St. Stanislaus Kostka was named
patron of the school, as evidenced by the plaque which still stands in the
entrance of the building. A Polish Jesuit novice when he died in 1568 at age 17,
St. Stanislaus is considered a patron of youth, students and novices and his
feast day is celebrated on November 13. The
saint’s patronage of students, combined with the Parish’s close connection with
the Jesuits since our founding, suggests a possible reason behind this choice.
Notre Dame
Academy (NDA) continued to serve the community for 72 years. In 1965, a joint decision was made by the
School Sisters of Notre Dame and Archbishop Shehan (at the suggestion of Fr. Flahaven,
then pastor of St. Peter’s) to transfer the responsibility for running the
school to the Parish. NDA thus became a
parish school – St. Peter’s School. The School Sisters continued to staff the
school, but 5 years later in 1970, when the School Sisters announced they would
be withdrawing, the difficult decision was made to close, as tuition and Parish
contributions would not cover the cost to maintain the school with lay teachers.
In the
intervening years, however, the School Sisters produced generations of
well-educated young children. Enrollment started small – a mere 8 pupils one
year. By 1921, enrollment was in the
20’s and the first high school class opened with 4 students. 1927 saw the opening of a separate school for
black children (segregation was not declared unconstitutional until 1954). 15 students enrolled in the first class which
was initially taught in the Parish Hall (now Sappington Hall); however, neither
the high school nor the colored school (as the black school was known at that
time) survived for very long. The high
school closed 11 years later in 1932 when
the last high school students, Louis (Lochner) Bruchey and Catherine (Riordan)

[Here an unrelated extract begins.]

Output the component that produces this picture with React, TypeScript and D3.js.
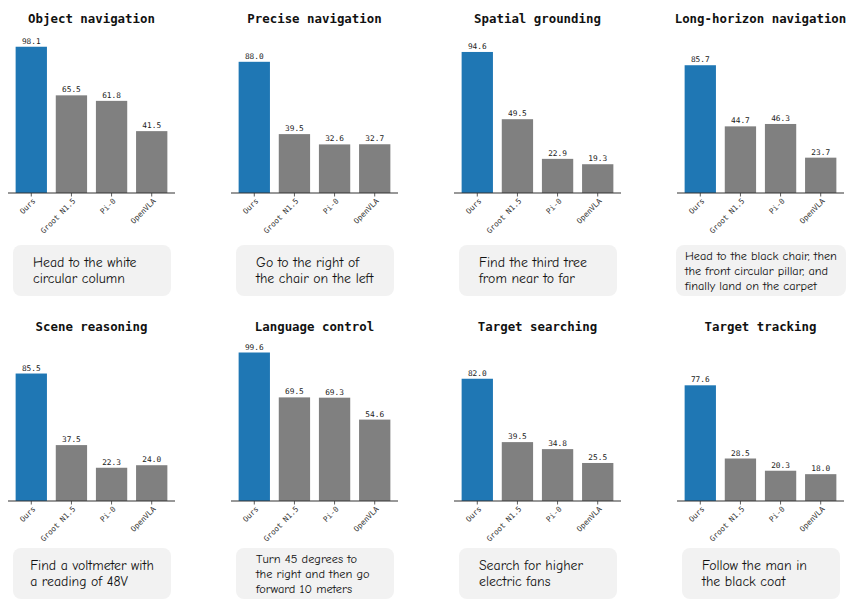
import React, { useRef, useEffect } from 'react';
import * as d3 from 'd3';

const methods = ['Ours', 'Groot N1.5', 'Pi-0', 'OpenVLA'];

const tasks = [
  'Object navigation', 'Precise navigation', 'Spatial grounding', 'Long-horizon navigation',
  'Scene reasoning', 'Language control', 'Target searching', 'Target tracking',
];

const scores = [
  [98.1, 65.5, 61.8, 41.5],
  [88.0, 39.5, 32.6, 32.7],
  [94.6, 49.5, 22.9, 19.3],
  [85.7, 44.7, 46.3, 23.7],
  [85.5, 37.5, 22.3, 24.0],
  [99.6, 69.5, 69.3, 54.6],
  [82.0, 39.5, 34.8, 25.5],
  [77.6, 28.5, 20.3, 18.0],
];

const captions = [
  ['Head to the white', 'circular column'],
  ['Go to the right of', 'the chair on the left'],
  ['Find the third tree', 'from near to far'],
  ['Head to the black chair, then', 'the front circular pillar, and', 'finally land on the carpet'],
  ['Find a voltmeter with', 'a reading of 48V'],
  ['Turn 45 degrees to', 'the right and then go', 'forward 10 meters'],
  ['Search for higher', 'electric fans'],
  ['Follow the man in', 'the black coat'],
];

const W = 865;
const H = 608;
const MONO = '"DejaVu Sans Mono", "Liberation Mono", monospace';
const HAND = '"Comic Sans MS", "Comic Neue", "Noto Sans", sans-serif';

export default function App() {
  const ref = useRef<SVGSVGElement>(null);

  useEffect(() => {
    document.body.style.margin = '0';
    const svg = d3.select(ref.current);
    svg.selectAll('*').remove();

    const y = d3.scaleLinear().domain([0, 110]);

    tasks.forEach((task, i) => {
      const col = i % 4;
      const row = Math.floor(i / 4);
      const left = 8 + col * 223;
      const base = 193 + row * 308;
      const ys = y.copy().range([base, base - 164]);
      const x = d3.scaleBand<string>()
        .domain(methods)
        .range([left, left + 167])
        .paddingInner(0.22)
        .paddingOuter(0.19);

      const g = svg.append('g');

      g.append('text')
        .attr('x', left + 83.5)
        .attr('y', base - 170)
        .attr('text-anchor', 'middle')
        .attr('font-family', MONO)
        .attr('font-weight', 'bold')
        .attr('font-size', 12.4)
        .attr('fill', '#111')
        .text(task);

      g.selectAll('rect.bar')
        .data(scores[i])
        .join('rect')
        .attr('class', 'bar')
        .attr('x', (_, j) => x(methods[j])!)
        .attr('y', d => ys(d))
        .attr('width', x.bandwidth())
        .attr('height', d => base - ys(d))
        .attr('fill', (_, j) => (j === 0 ? '#1f77b4' : '#808080'));

      g.selectAll('text.val')
        .data(scores[i])
        .join('text')
        .attr('class', 'val')
        .attr('x', (_, j) => x(methods[j])! + x.bandwidth() / 2)
        .attr('y', d => ys(d) - 3)
        .attr('text-anchor', 'middle')
        .attr('font-family', MONO)
        .attr('font-size', 7.8)
        .attr('fill', '#222')
        .text(d => d.toFixed(1));

      // bottom spine + ticks
      g.append('line')
        .attr('x1', left).attr('x2', left + 167)
        .attr('y1', base).attr('y2', base)
        .attr('stroke', '#333').attr('stroke-width', 1.2);

      methods.forEach(m => {
        const cx = x(m)! + x.bandwidth() / 2;
        g.append('line')
          .attr('x1', cx).attr('x2', cx)
          .attr('y1', base).attr('y2', base + 3.5)
          .attr('stroke', '#333').attr('stroke-width', 0.8);
        g.append('text')
          .attr('transform', `translate(${cx + 3},${base + 7}) rotate(-45)`)
          .attr('text-anchor', 'end')
          .attr('dy', '0.3em')
          .attr('font-family', MONO)
          .attr('font-size', 7.6)
          .attr('fill', '#333')
          .text(m);
      });

      // caption box
      const boxTop = row === 0 ? base + 52 : base + 47;
      const boxH = 51;
      const cxBox = left + 84;
      const box = g.append('rect')
        .attr('y', boxTop)
        .attr('height', boxH)
        .attr('rx', 8)
        .attr('fill', '#f2f2f2');

      const lines = captions[i];
      const lh = lines.length > 2 ? 15 : 16;
      const txt = g.append('text')
        .attr('font-family', HAND)
        .attr('fill', '#111')
        .attr('font-size', 10);
      lines.forEach(l => txt.append('tspan').text(l));
      const tspans = txt.selectAll<SVGTSpanElement, unknown>('tspan').nodes();
      const w10 = d3.max(tspans, n => n.getComputedTextLength()) || 100;
      const cap = lines.length > 2 ? 12.4 : 13.8;
      const fs = Math.min(cap, 10 * 152 / w10);
      const tw = w10 * fs / 10;
      const bw = Math.max(158, tw + 18);
      box.attr('x', cxBox - bw / 2).attr('width', bw);
      const tx = cxBox - bw / 2 + Math.min(20, (bw - tw) / 2);
      const midY = boxTop + boxH / 2;
      txt.attr('font-size', fs);
      txt.selectAll('tspan')
        .attr('x', tx)
        .attr('y', (_, k) => midY + (k - (lines.length - 1) / 2) * lh)
        .attr('dy', '0.35em');
    });
  }, []);

  return <svg ref={ref} width={W} height={H} style={{ display: 'block', background: '#fff' }} />;
}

Wantz graduated. The colored school
closed at the beginning of the 1935 school year after 7 years, due to low
enrollment.
Enrollment
for grades 1 to 8 continued to increase; however, grades 7 and 8 were
discontinued at the end of the 1966 school year. Multiple grades were taught in a single room
by one teacher; a more common practice in days gone by. In 1968, Mrs. Jessie Eisel, became the first
lay teacher and when the last class year closed in 1970, there were 96 pupils
in grades 1 to 6, taught by 2 nuns and 2 lay teachers.

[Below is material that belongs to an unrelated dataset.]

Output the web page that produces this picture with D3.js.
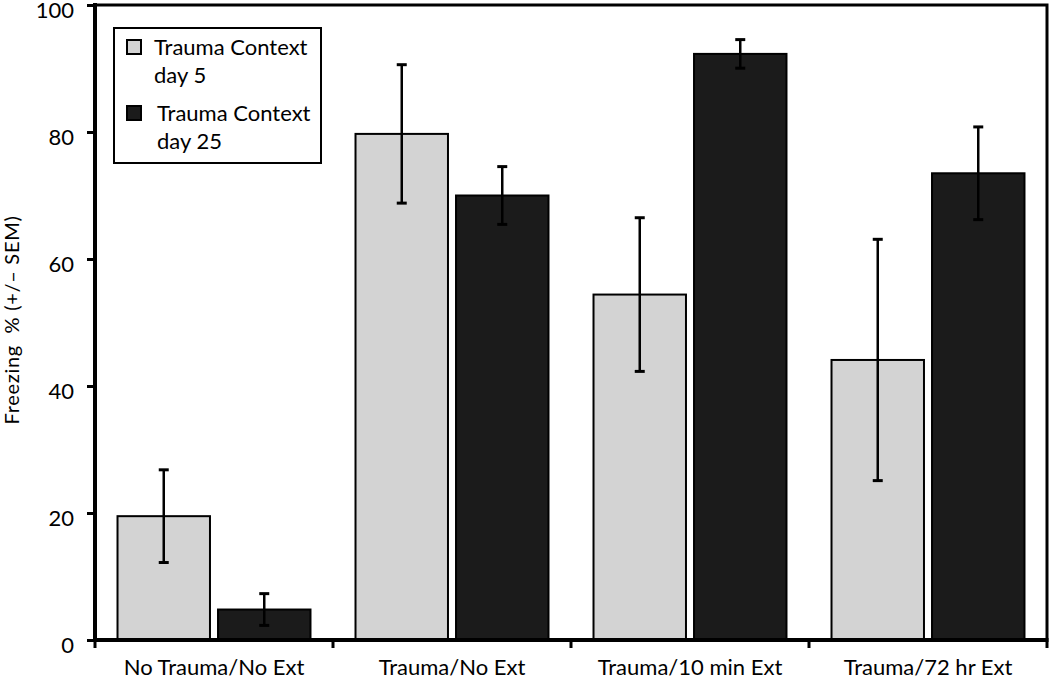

Three of the Williams sisters who
attended NDA in the 1950’s, Millie Simons, Shirley Moxley, and Judy Riggs,
recently shared some of their memories of NDA – and it wasn’t all about schoolwork!
The siblings recalled helping the Sisters wash windows with newspaper, weed
around the convent/school and help with the laundry. The school did not have uniforms, so the girls
alternated with 2 dresses. Country ham
sandwich lunches were always brought from home and as a result the girls dreamed
of the tuna fish sandwiches that other kids had.
Since the closing of NDA, two well attended reunions, in 1986 and 1988, were held and many photos and memories shared during these events. In 1991, when the Parish Center was dedicated, the Parish combined that dedication with a celebration of the centennial of the NDA.
NDA may be
a memory of the past, but it is far from forgotten.